Hors champ

La Vérité

Je ne parlerai ici qu'en mon nom. Je tente généralement de m'en tenir à ça: ne parler qu'en mon nom, et ce, bien qu'il me soit arrivé d'utiliser le nous, le on, le il.

J'ai la fibre communautaire. Je trie mes matières recyclables, je ralentis près des écoles, je salue la caissière. À l'heure d'opiner, en revanche, je suis profondément individualiste. Je n'exprime que mon opinion à moi.

Ainsi en va-t-il de ce que je m'apprête à dire sur les chroniqueurs, blogueurs, critiques et autres professionnels de l'opinion. Car à l'heure de prendre la parole sur la place publique, au moment de jouir de notre liberté d'expression, nous baignons tous dans le même bouillon.

Et voici ce que j'ai à dire: quiconque se sent investi par la vérité ferait mieux de s'éloigner du clavier et d'aller prendre l'air jusqu'à ce que ça lui passe.

Personne n'est parfait, bien entendu, et il m'arrive aussi de déraper. D'être péremptoire, radical, carré. Mais plus souvent qu'autrement, j'abuse du conditionnel, du peut-être. Combien de fois ai-je regretté qu'il n'existe pas davantage de synonymes pour les verbes sembler et paraître?

J'aime beaucoup l'expression "sans doute" qui, contrairement à son sens premier, suggère plutôt qu'il y a matière à douter. Car tout tient là-dedans: suggérer que l'on est sur une piste, que l'on pense avoir trouvé un truc intéressant, mais que rien n'est assurément certain, positivement établi, totalement béton.

Cette réserve, qui tient de l'élégance ou de l'étiquette, touche à l'éthique lorsque l'on exerce le délicat métier de critique.

Contrairement à pas mal de monde, je ne tiens pas la critique pour inutile ou nuisible. Je constate seulement que certains la manient avec une inexcusable légèreté, et qu'il en résulte des pratiques navrantes.

Par exemple, cette pratique qui consiste à démolir un livre parce qu'il s'inscrit dans un genre ou une manière qui déplaisent fondamentalement au critique.

On se sert alors du texte comme prétexte, afin de pilonner une certaine conception de la littérature. On ne parle pas de la qualité de l'exécution: on attaque un programme, une intention – et le livre devient la victime collatérale d'une entreprise de démolition qui ne le concerne qu'indirectement.

Aussi malhonnête soit-elle, cette forme de critique touche souvent au but – ce qui ne laisse pas d'étonner. Qui accorderait le moindre crédit à un critique culinaire qui, en entamant une chronique sur un restaurant japonais, affirmerait qu'il exècre la cuisine japonaise, et qu'il en mange d'ailleurs le moins souvent possible? Certains critiques littéraires réussissent pourtant ce tour de passe-passe. C'est dire à quel point, dans notre compréhension de la littérature, nous fourrons tout dans le même sac.

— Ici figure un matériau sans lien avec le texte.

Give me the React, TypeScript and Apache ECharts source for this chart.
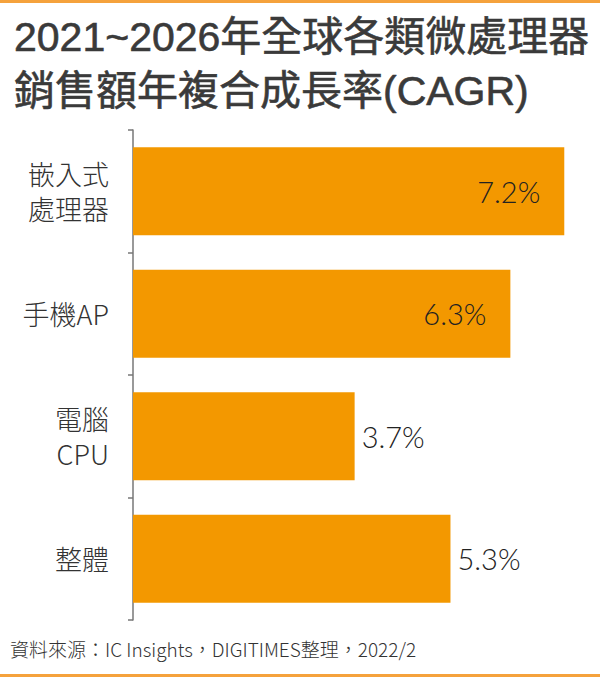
import React, { useEffect, useRef } from "react";
import * as echarts from "echarts";

const titleLines = ["2021~2026年全球各類微處理器", "銷售額年複合成長率(CAGR)"];
const categories = ["嵌入式\n處理器", "手機AP", "電腦\nCPU", "整體"];
const values = [7.2, 6.3, 3.7, 5.3];
const insideLabel = [true, true, false, false];
const source = "資料來源：IC Insights，DIGITIMES整理，2022/2";

export default function App() {
  const ref = useRef<HTMLDivElement>(null);
  useEffect(() => {
    if (!ref.current) return;
    const chart = echarts.init(ref.current, null, { renderer: "svg" });
    const cjk = '"Noto Sans CJK TC", "Noto Sans", sans-serif';
    chart.setOption({
      animation: false,
      backgroundColor: "#ffffff",
      title: {
        text: titleLines.join("\n"),
        left: 9,
        top: 5,
        textStyle: {
          fontFamily: '"Liberation Sans", "Noto Sans CJK TC", sans-serif',
          fontSize: 41,
          fontWeight: "normal",
          lineHeight: 54,
          color: "#3a3a3a",
          textBorderColor: "#3a3a3a",
          textBorderWidth: 0.6,
        },
      },
      grid: { left: 133, top: 130, bottom: 57, width: 7.5 * 59.9 },
      xAxis: {
        type: "value",
        min: 0,
        max: 7.5,
        show: false,
      },
      yAxis: {
        type: "category",
        data: categories,
        inverse: true,
        axisLine: { show: true, lineStyle: { color: "#777", width: 1.5 } },
        axisTick: { show: true, length: 5, lineStyle: { color: "#777", width: 1.5 } },
        axisLabel: {
          margin: 24,
          fontFamily: cjk,
          fontWeight: 300,
          fontSize: 27,
          lineHeight: 35,
          color: "#333",
        },
      },
      series: [
        {
          type: "bar",
          barWidth: "72%",
          itemStyle: { color: "#F39800" },
          data: values.map((v, i) => ({
            value: v,
            label: {
              show: true,
              position: insideLabel[i] ? "insideRight" : "right",
              distance: insideLabel[i] ? 24 : 7,
              formatter: (p: any) => p.value + "%",
              fontFamily: '"Lato", "Noto Sans", sans-serif',
              fontWeight: 300,
              fontSize: 29,
              color: "#222",
            },
          })),
        },
      ],
      graphic: [
        { type: "rect", shape: { x: 0, y: 0, width: 600, height: 3 }, style: { fill: "#F5A23C" } },
        { type: "rect", shape: { x: 0, y: 674, width: 600, height: 3 }, style: { fill: "#F5A23C" } },
        {
          type: "text",
          left: 10,
          top: 639,
          style: {
            text: source,
            fontFamily: cjk,
            fontSize: 19,
            fontWeight: 300,
            fill: "#333",
          },
        },
      ],
    });
    return () => chart.dispose();
  }, []);
  return (
    <div
      ref={ref}
      style={{ position: "fixed", left: 0, top: 0, width: 600, height: 677 }}
    />
  );
}
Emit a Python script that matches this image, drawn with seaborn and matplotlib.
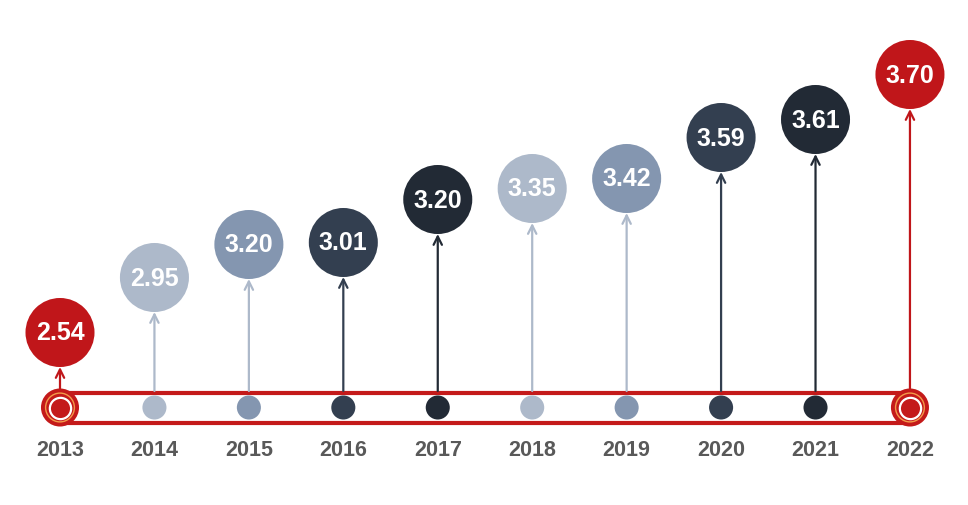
#%%
import numpy as np
import pandas as pd
import matplotlib.pyplot as plt
import seaborn as sns

#%% Data
years = [2013, 2014, 2015, 2016, 2017, 2018, 2019, 2020, 2021, 2022]
values = [2.54, 2.95, 3.20, 3.01, 3.20, 3.35, 3.42, 3.59, 3.61, 3.70]
# how high each bubble sits above the timeline
rise = [75, 130, 163, 165, 208, 219, 229, 270, 288, 333]
shade = ['red', 'light', 'mid', 'dark', 'darkest', 'light', 'mid', 'dark', 'darkest', 'red']

palette = {'red': '#C0161A', 'light': '#ADB9CA', 'mid': '#8496B0',
           'dark': '#333F50', 'darkest': '#222A35'}
# arrow colour per shade (the mid-blue bubbles get light arrows)
arrow_col = dict(palette, mid=palette['light'])
track_red = '#C41A1A'

df = pd.DataFrame({'year': years, 'value': values, 'rise': rise, 'shade': shade})
track_y = 97.5
df['bubble_y'] = track_y + df['rise']
df['track_y'] = track_y
ends = df[df['shade'] == 'red']
mids = df[df['shade'] != 'red']

#%% Plot
sns.set_theme(style='white')
plt.rcParams['font.family'] = ['Liberation Sans', 'DejaVu Sans']

fig = plt.figure(figsize=(9.68, 5.06), dpi=100)
ax = fig.add_axes([0, 0, 1, 1])
px = 94.44  # pixels per year
ax.set_xlim(2013 - 60 / px, 2013 + 908 / px)
ax.set_ylim(0, 506)
ax.axis('off')

# timeline track
ax.plot([years[0], years[-1]], [track_y + 14.5, track_y + 14.5], color=track_red, lw=3, zorder=1,
        solid_capstyle='butt')
ax.plot([years[0], years[-1]], [track_y - 15.5, track_y - 15.5], color=track_red, lw=3, zorder=1,
        solid_capstyle='butt')

# small dots on the track
sns.scatterplot(data=mids, x='year', y='track_y', hue='shade', palette=palette,
                s=300, edgecolor='none', legend=False, ax=ax, zorder=3)

# end rings
sns.scatterplot(data=ends, x='year', y='track_y', s=750, color=track_red,
                edgecolor='none', legend=False, ax=ax, zorder=3)
ax.scatter(ends['year'], ends['track_y'], s=430, facecolor='none', edgecolor='#F39A4A',
           lw=1.0, zorder=4)
ax.scatter(ends['year'], ends['track_y'], s=235, facecolor=track_red, edgecolor='white',
           lw=1.6, zorder=4)

# bubbles
R = 34.5
sns.scatterplot(data=df, x='year', y='bubble_y', hue='shade', palette=palette,
                s=2470, edgecolor='none', legend=False, ax=ax, zorder=3)

# arrows and labels
for _, r in df.iterrows():
    c = arrow_col[r['shade']]
    start = track_y + (19 if r['shade'] == 'red' else 16.5)
    ax.annotate('', xy=(r['year'], r['bubble_y'] - R), xytext=(r['year'], start),
                arrowprops=dict(arrowstyle='->', color=c, lw=1.6, shrinkA=0, shrinkB=0,
                                mutation_scale=15), zorder=2)
    ax.text(r['year'], r['bubble_y'], f"{r['value']:.2f}", ha='center', va='center',
            color='white', fontsize=18, fontweight='bold', zorder=5)
    ax.text(r['year'], 506 - 451, str(r['year']), ha='center', va='center',
            color='#595959', fontsize=15.5, fontweight='bold')

fig.savefig('out.png', dpi=100)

Et que dire de cette pratique, douteuse entre toutes, qui consiste à se complaire dans l'immolation des livres que l'on n'a pas aimés…

Entendons-nous: il n'y a, en soi, aucun mal à dire du mal d'un livre. Surtout lorsque le livre en question fait l'objet d'une polémique, d'une grande notoriété, ou d'une appréciation trop consensuelle. La critique négative entend alors rétablir l'équilibre, donner le contrepoids.

On s'explique mal, en revanche, le désir d'attaquer un livre peu connu, voire inconnu. Un premier livre, publié dans l'indifférence général. Le faire grimper sur scène dans l'unique dessein de le démolir, méthodiquement, avec les outils bien affûtés du critique qui en a vu d'autres. Avec juste ce qu'il faut de condescendance – les gants de caoutchouc que l'on enfile pour feuilleter cette prose, la perche de 20 pieds sans laquelle on ne daignerait pas y toucher.

On se l'explique d'autant moins qu'il serait, somme toute, plus simple de se taire. De passer le bouquin sous silence. S'il ne mérite pas d'être lu, après tout, pourquoi lui faire de la publicité – même négative?

Certains critiques, pourtant, persistent à broyer du livre. Et pas les plus coriaces. Broyer ce qui facilement se broie. Sans effort. Presque distraitement. Et ils en font une habitude. Au nom de la critique, de la salubrité publique.

Au nom de la Vérité.

Je comprends que l'on puisse se sentir investi par la vérité. Je comprends même que l'on veuille parfois l'infliger à son prochain. Nous avons tous nos faiblesses. Mais lorsque l'on prétend devenir critique, le premier devoir est de se méfier de la vérité.

Et cela signifie, plus souvent qu'autrement, se méfier de soi-même.